If you haven’t figured out what to do over Labor Day weekend, allow me to offer a suggestion: From Aug. 24 to Sept. 1, Gemstone Expeditions, a new outfitter organizing visits to the gem world’s most exotic locales, is leading an eight-day, nine-night tour to Sri Lanka, aka the “Isle of Gems.”
Retailers and designers looking to bring back gems—and tales—from an island that’s enchanted travelers since Marco Polo’s day will not be disappointed.
The itinerary includes a visit to Sri Lanka’s Elahera gem field, about 70 miles northeast of the capital, Colombo; the legendary gem mines of Ratnapura, a traditional center of the island’s gem trade; the ancient rock fortress of Sigiriya; and a night at Hikkaduwa beach, a world-class surfing spot.

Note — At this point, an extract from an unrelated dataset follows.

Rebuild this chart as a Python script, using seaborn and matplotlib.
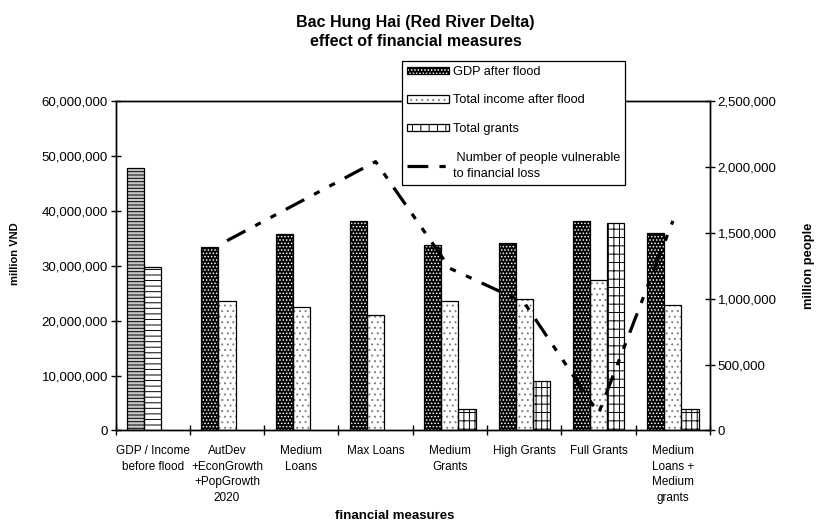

The trip concludes back in Colombo at Facets Sri Lanka, where buyers who purchase more than $10,000 in gems are entitled to three nights’ free accommodation at a local five-star hotel during the show.
“I think a lot of people want to have a story about selling color,” says New York City–based gem dealer Joe Menzie, a former president of the International Colored Gemstone Association and cofounder of Gemstone Expeditions. “The retailers that attend, it gives them talking points.”
The Sri Lanka tour, which costs $2,250, is just the beginning. Menzie says he’s gearing up for an emerald-focused trip to Colombia Oct. 12–19, and additional trips—to Australia and Burma—are in the works.
Next year’s slate will offer at least six excursions, according to Menzie, a veteran of the international gem scene.
“I realized many years ago how fortunate I was to have visited so many countries, developing friendships and bonds in the gemstone arena,” he says of the impetus to form the company. “I thought, ‘Why not share with other people these experiences?’ Also, paramount was for participants to learn what it actually takes to bring gemstones to market, make purchases, and meet new sources. We decided to extend the relationship participants have on the trip to their audiences when they return home. We create videos and take pictures all for their social media.
“Also, we can help identify local dealers who are very capable of putting together on-theme trunk shows highlighting gemstones from the trip they went on,” Menzie adds. “In the coming years, [Gemstone Expeditions cofounder] Barbara Wheat will identify social responsibilities in the countries and specifically mining areas that we will fund. The people that participate in the trips can celebrate their participation in these causes. We will be transparent, posting all on our website.”
My two cents?
If you consider yourself a gem junkie, but you’ve never been a to a gemstone mine, do yourself a favor and sign up for one of these tours, stat! I visited my first gemstone mine during the summer of 2006, on an extraordinary trip through Tanzania and still consider the experience a defining moment in my career.
Standing 230 feet below the earth’s surface, deep inside a tanzanite mine, I studied the bored, reluctantly curious expressions of the miners perched around me on outcroppings of black rock. Known in Tanzania as wanapollo, Swahili for spacemen, there were 12 men in all, each dressed in look-alike coveralls with reflective strips, utility belts, and hard hats.
As I glanced around the cave-like space where we stood, I made eye contact with a lanky young miner who gave me a nonchalant appraisal before turning his head. Here was a guy who spent the majority of his life underground digging up pieces of crystallized earth that might or might not one day be transformed into a glittering cocktail ring on the finger of someone wealthy and fabulous. Did he entertain this idea? Did he think about the jewels he was helping to create, and the people who were privileged enough to afford them? It was impossible to say. But the thought consumed me.
To follow the path of stones to its source is to understand this beautiful, crazy business at its very core. Thanks to Gemstone Expeditions, that path is now clearer than ever.